Since entering the 2016 presidential race, Vermont Senator Bernie Sanders has been praised for being the liberal alternative to Democrat Hillary Clinton. But a new Slate report calls on Democratic voters to remember that the independent senator is a firm opponent of gun control.
According to Slate, Sanders has supported a NRA-backed law that may block Sandy Hook families from winning a lawsuit against the manufacturer of the gun used during the 2012 massacre. The law, which passed in 2005, bars victims of gun violence from suing weapon manufacturers, the Washington Post reported.
Sanders's website does not list his stance on gun control, but a look at his voting record show that the 73-year-old stands firmly with Republicans when it comes guns.

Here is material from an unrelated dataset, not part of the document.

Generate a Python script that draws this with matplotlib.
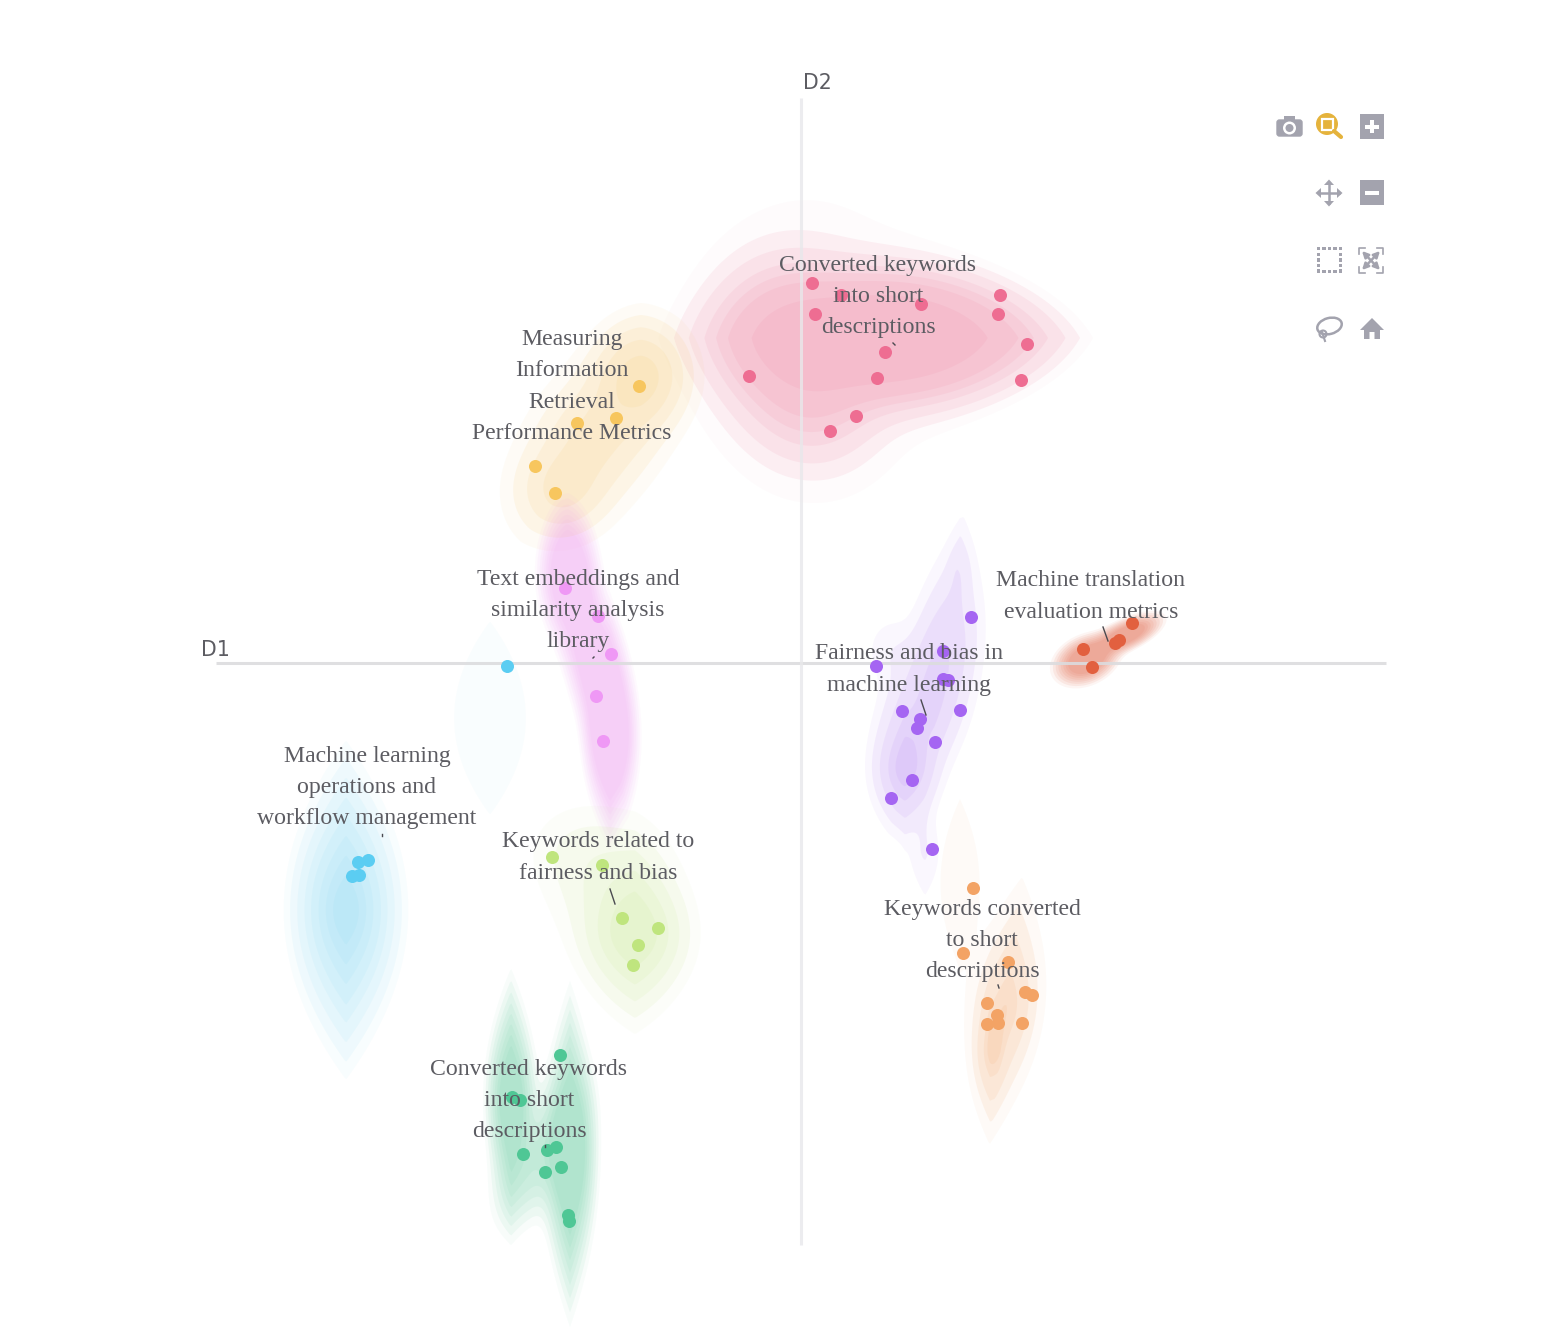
import numpy as np
import matplotlib
matplotlib.use("Agg")
import matplotlib.pyplot as plt
from matplotlib.patches import Circle, Rectangle, FancyBboxPatch, Ellipse, Polygon

# ---- data: coordinates on D1 / D2 ----
pink_x = [11, 40, 120, 199, 197, 14, 226, 84, 76, 220, -52, 55, 29]
pink_y = [380, 368, 359, 368, 349, 349, 319, 311, 285, 283, 287, 247, 232]
yellow_x = [-162, -185, -224, -266, -246]
yellow_y = [277, 245, 240, 197, 170]
magenta_x = [-236, -203, -190, -205, -198]
magenta_y = [75, 47, 9, -33, -78]
blue_x = [-294, -433, -443, -442, -449]
blue_y = [-3, -197, -199, -212, -213]
lime_x = [-249, -199, -179, -143, -163, -168]
lime_y = [-194, -202, -255, -265, -282, -302]
green_x = [-241, -289, -281, -245, -254, -278, -240, -256, -233, -232]
green_y = [-392, -434, -437, -484, -487, -491, -504, -509, -552, -558]
purple_x = [170, 142, 75, 142, 147, 101, 159, 119, 116, 134, 111, 90, 131]
purple_y = [46, 12, -3, -16, -17, -48, -47, -56, -65, -79, -117, -135, -186]
red_x = [331, 318, 314, 282, 291]
red_y = [40, 23, 20, 14, -4]
orange_x = [172, 162, 207, 224, 231, 186, 196, 186, 197, 221]
orange_y = [-225, -290, -299, -329, -332, -340, -352, -361, -360, -360]

# density components: centre x, centre y, half-width, half-length, tilt, weight, lens
pink_density = [(90, 325, 48, 115, 90, 1.0, .5), (-15, 323, 60, 65, 0, .3, 0),
                (14, 262, 55, 55, 0, .17, 0), (14, 318, 175, 240, 0, .07, 0)]
yellow_density = [(-160, 288, 36, 42, 0, 1.0, .2), (-205, 225, 46, 78, 36, .7, .2),
                  (-240, 170, 36, 35, 0, .4, 0)]
magenta_density = [(-233, 90, 21, 50, 0, .85, .3), (-206, 0, 21, 85, -12, .9, .7),
                   (-191, -75, 18, 70, 0, 1.0, 1)]
blue_density = [(-455, -247, 36, 98, 0, 1.0, 1)]
blue_far_density = [(-311, -55, 36, 97, 0, 1.0, 1)]
lime_density = [(-166, -272, 38, 58, 0, 1.0, .8), (-191, -217, 50, 55, 0, .25, 0),
                (-231, -187, 40, 40, 0, .08, 0)]
green_density = [(-231, -491, 18, 102, 0, 1.0, 1), (-290, -437, 17, 80, 0, .85, 1),
                 (-262, -495, 28, 60, 25, .3, 0)]
purple_density = [(104, -107, 22, 45, 0, 1.0, .8), (144, 13, 26, 90, 8, .55, 1),
                  (120, -50, 30, 70, 15, .6, .5), (89, 13, 22, 30, 0, .12, 0),
                  (124, -190, 14, 45, 0, .16, 1), (159, 93, 10, 35, 0, .14, 1)]
orange_density = [(205, -345, 23, 78, 7, .8, 1), (189, -392, 12, 45, 0, .5, 1),
                  (159, -220, 22, 95, 0, .1, 1)]
red_density = [(285, 3, 15, 22, 65, 1.0, 0), (325, 28, 10, 26, 65, .9, 0)]

pink_levels = [.047, .068, .10, .153, .21, .285, .477]
dense_levels = [.05, .09, .16, .265, .39, .56, .73, .88]
soft_levels = [.05, .08, .12, .17, .23, .3, .38, .47]
flat_levels = [.05, .07, .1, .13, .17, .21, .26, .32]
yellow_levels = [.05, .12, .25, .45, .75]
purple_levels = [.05, .12, .28, .55, .8]
orange_levels = [.05, .15, .35, .7, .88]
lime_levels = [.05, .12, .25, .45, .7]
single_level = [.37]

labels = [("Converted keywords\ninto short\ndescriptions", 77, 366.5),
          ("Measuring\nInformation\nRetrieval\nPerformance Metrics", -229, 276.5),
          ("Text embeddings and\nsimilarity analysis\nlibrary", -223, 52.5),
          ("Machine translation\nevaluation metrics", 290, 66.5),
          ("Fairness and bias in\nmachine learning", 108, -6.5),
          ("Machine learning\noperations and\nworkflow management", -434, -124.5),
          ("Keywords related to\nfairness and bias", -203, -194.5),
          ("Keywords converted\nto short\ndescriptions", 181, -277.5),
          ("Converted keywords\ninto short\ndescriptions", -272, -437.5)]
leaders = [((302, 36), (307, 22)), ((120, -37), (125, -52)), ((-191, -226), (-186, -241)),
           ((92, 320), (94, 318)), ((-207, 6), (-208, 5)), ((-419, -171), (-419, -173)),
           ((197, -322), (198, -325)), ((-256, -482), (-256, -484))]
d1_range = [-585, 585]
d2_range = [565, -582]

fig = plt.figure(figsize=(15.6, 13.4), dpi=100, facecolor="white")
ax = fig.add_axes([0, 0, 1, 1])
ax.set_xlim(-801, 759)
ax.set_ylim(-677, 663)
ax.axis("off")

gx, gy = np.meshgrid(np.arange(-801, 760, 1.5), np.arange(-677, 664, 1.5))


def density(parts):
    z = np.zeros_like(gx)
    for cx, cy, a, b, tilt, w, k in parts:
        t = np.radians(tilt)
        dx, dy = gx - cx, gy - cy
        u = np.abs(dx * np.cos(t) - dy * np.sin(t)) / a
        v = np.abs(dx * np.sin(t) + dy * np.cos(t)) / b
        s = (1 - k) * np.hypot(u, v) + k * (u + np.sqrt(u * u + 4 * v * v)) / 2
        z += w * np.exp(-s * s)
    return z / z.max()


clusters = [(pink_density, pink_levels, "#ee6d92", .09, .025),
            (yellow_density, yellow_levels, "#f6c35f", .10, .05),
            (magenta_density, flat_levels, "#ef98f5", .07, .05),
            (blue_density, dense_levels, "#5bcdf2", .062, .04),
            (blue_far_density, single_level, "#5bcdf2", .03, .03),
            (lime_density, lime_levels, "#bfe57e", .095, .04),
            (green_density, soft_levels, "#4fc795", .07, .04),
            (purple_density, purple_levels, "#a565f2", .085, .05),
            (orange_density, orange_levels, "#f3a365", .11, .05),
            (red_density, soft_levels, "#e2603f", .09, .06)]
for parts, levels, colour, alpha, first_alpha in clusters:
    field = density(parts)
    for i, level in enumerate(levels):
        ax.contourf(gx, gy, field, levels=[level, 2], colors=[colour],
                    alpha=first_alpha if i == 0 else alpha, antialiased=True, zorder=1)

ax.plot(d1_range, [0, 0], color="#dcdcde", lw=2.2, alpha=.9, zorder=2, solid_capstyle="butt")
ax.plot([0, 0], d2_range, color="#e8e8eb", lw=2.2, alpha=.8, zorder=2, solid_capstyle="butt")

for xs, ys, colour in [(pink_x, pink_y, "#ee6d92"), (yellow_x, yellow_y, "#f7c65e"),
                       (magenta_x, magenta_y, "#ef98f5"), (blue_x, blue_y, "#5bcdf2"),
                       (lime_x, lime_y, "#bfe57e"), (green_x, green_y, "#4fc795"),
                       (purple_x, purple_y, "#a565f2"), (red_x, red_y, "#e2603f"),
                       (orange_x, orange_y, "#f3a365")]:
    ax.scatter(xs, ys, s=88, color=colour, linewidths=0, zorder=3)

for text, x, y in labels:
    ax.text(x, y, text, family="Liberation Serif", fontsize=17.1, color="#5c5c62",
            ha="center", va="center", linespacing=1.64, zorder=5)
for (x0, y0), (x1, y1) in leaders:
    ax.plot([x0, x1], [y0, y1], color="#4a4a50", lw=1.0, zorder=4)

ax.text(-586, 13, "D1", fontsize=14.8, color="#5c5c62", ha="center", va="center", zorder=5)
ax.text(16, 580, "D2", fontsize=14.8, color="#5c5c62", ha="center", va="center", zorder=5)

# ---- modebar icons, on a pixel overlay ----
tb = fig.add_axes([0, 0, 1, 1], facecolor="none")
tb.set_xlim(0, 1560)
tb.set_ylim(1340, 0)
tb.axis("off")
grey = "#a3a3ae"
gold = "#e5b33c"
# camera
tb.add_patch(FancyBboxPatch((1277, 120), 25, 16, boxstyle="round,pad=0,rounding_size=2.5", fc=grey, ec=grey, lw=1))
tb.add_patch(Rectangle((1284, 116), 11, 5, fc=grey, ec="none"))
tb.add_patch(Circle((1289.5, 128), 6.5, fc="white", ec="none"))
tb.add_patch(Circle((1289.5, 128), 4, fc=grey, ec="none"))
# zoom
tb.plot([1334, 1341], [131, 137], color=gold, lw=3, solid_capstyle="round")
tb.add_patch(Circle((1327, 124), 11, fc=gold, ec="none"))
tb.add_patch(Rectangle((1322, 118.5), 11, 11, fc=gold, ec="white", lw=1.6))
# plus / minus
for yc in (126.5, 192.5):
    tb.add_patch(Rectangle((1359.5, yc - 12.5), 24.5, 24.5, fc=grey, ec="none"))
    tb.add_patch(Rectangle((1365, yc - 2), 13.5, 4, fc="white", ec="none"))
tb.add_patch(Rectangle((1369.8, 119.8), 4, 13.5, fc="white", ec="none"))
# pan
cx, cy = 1329, 193
tb.plot([cx - 10, cx + 10], [cy, cy], color=grey, lw=1.8)
tb.plot([cx, cx], [cy - 10, cy + 10], color=grey, lw=1.8)
for sx, sy in [(1, 0), (-1, 0), (0, 1), (0, -1)]:
    tip = (cx + 13.5 * sx, cy + 13.5 * sy)
    tb.add_patch(Polygon([tip, (cx + 8 * sx + 5 * sy, cy + 8 * sy + 5 * sx),
                          (cx + 8 * sx - 5 * sy, cy + 8 * sy - 5 * sx)], fc=grey, ec="none"))
# box select
for i in range(5):
    p = 1316.5 + i * 5.6
    for rect in [(p, 247), (p, 270), (1316.5, 247 + i * 5.6), (1339, 247 + i * 5.6)]:
        tb.add_patch(Rectangle(rect, 3.4, 3.4, fc=grey, ec="none"))
# autoscale
for x, y, dx, dy in [(1359, 248, 1, 1), (1383, 248, -1, 1), (1359, 273, 1, -1), (1383, 273, -1, -1)]:
    tb.plot([x + 6 * dx, x, x], [y, y, y + 6 * dy], color=grey, lw=1.2)
    tb.annotate("", xy=(x + 3 * dx, y + 3 * dy), xytext=(1371, 260.5),
                arrowprops=dict(arrowstyle="-|>", color=grey, lw=1.8, mutation_scale=9, shrinkA=0, shrinkB=0))
# lasso
tb.add_patch(Ellipse((1329.5, 326), 25, 16, angle=-15, fc="white", ec=grey, lw=1.8))
tb.add_patch(Circle((1323, 334), 3.5, fc="none", ec=grey, lw=1.5))
tb.plot([1322, 1325], [332, 341], color=grey, lw=1.5)
# home
tb.add_patch(Polygon([(1372, 318), (1384, 330), (1380, 330), (1380, 339), (1374.5, 339), (1374.5, 332),
                      (1369.5, 332), (1369.5, 339), (1364, 339), (1364, 330), (1360, 330)], fc=grey, ec="none"))

fig.savefig("out.png", dpi=100)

During his time as congressman, Sanders voted against the Brady Act that allowed federal background checks for people purchasing guns and restricted access to firearms for felons. Slate reported that as senator, he endorsed legislation that allowed firearms in checked bags on Amtrak trains and blocked funding to foreign aid organizations that registered of taxed US-owned guns.
"He doesn't have a gun," close friend Richard Sugarcane told National Journal. "He doesn't really care about guns. But he cares that other people care about guns. He thinks there's an elitism in the antigun movement."
Sanders's view on gun control is on par with laws in the state of Vermont. Slate reported that "deep-blue" state has high gun ownership, as well as relaxed gun laws.
Gun control is the one of only issues the Vermont socialist stands firmly in the right of Democratic powerhouse Clinton. According to the Washington Post, Clinton has stated her support for tighter gun control policies.
"We have to rein in what has become [an] almost article of faith, that anybody can own a gun anywhere, anytime. And I don't believe that," Clinton said last year.
Her opponent has, however, supported some gun control measures, Slate noted. In April 2013, Sanders voted for expanded background checks for gun purchasers and a ban on assault weapons.
"Nobody believes that gun control by itself is going to end the horrors we have seen in Newtown, Conn., Aurora, Colo., Blacksburg, Va., Tucson, Ariz. and other American communities," the senator said in a statement.
He continued, "There is a growing consensus, however, in Vermont and across America that we have got to do as much as we can to end the cold-blooded, mass murders of innocent people. I believe very strongly that we also have got to address the mental health crisis in our country and make certain that help is available for people who may be a danger to themselves and others."